There are, of course, the debunkers, or rather, the would-be debunkers, as the Salon article notes:
Plenty of social critics see the peak oilers as the latest horsemen of the environmental apocalypse. Take "J.D." (the only name he would give me), a 44-year-old American living in Japan who runs the blog Peak Oil Debunked. "Clearly, the radical environmentalists and primativists love peak oil," he writes in an e-mail. "It's like a dream come true for them." To the "doomers," peak oil is the "deus ex machina that will fulfill their long-cherished dream of bringing down 'growth' and modern, globalized, corporate, industrial society."

The fact is, though, the Cassandras of peak oil are not all wearing fleece and Birkenstocks, and using peak oil as a convenient reason to rekindle back-to-the-land fantasies. They are geologists and energy experts in governments, universities and think tanks. And many of them echo the core conviction of the activists: Oil-drunk America has to go on the wagon or it will soon be heading into a dauntingly thirsty future.

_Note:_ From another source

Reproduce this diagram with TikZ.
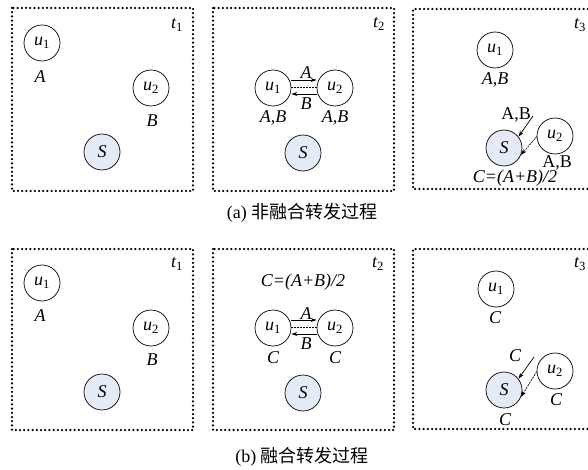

Experts point out that U.S. domestic oil production peaked in the early '70s. The world is expected to consume 85 million barrels of oil per day this year, with the U.S. guzzling some 21 million of that. Even Chevron admits that the era of oil that's easy to extract -- "the easy oil" -- is over. The question of when exactly global production will peak and then slide down the bell curve, with demand outstripping supply, is disputed by geologists, but some believe that it's already here and the world is already experiencing the fallout.
The title of this post comes from a comment in the Salon article from David Room, the director of municipal response for the Post Carbon Institute, a group dedicated to teaching the rest of us how to live in the world when oil is no longer available. I, for one, need to reevaluate a lot of my ways and dependencies. I don't take these warnings seriously enough. I hope enough of us wake up in time.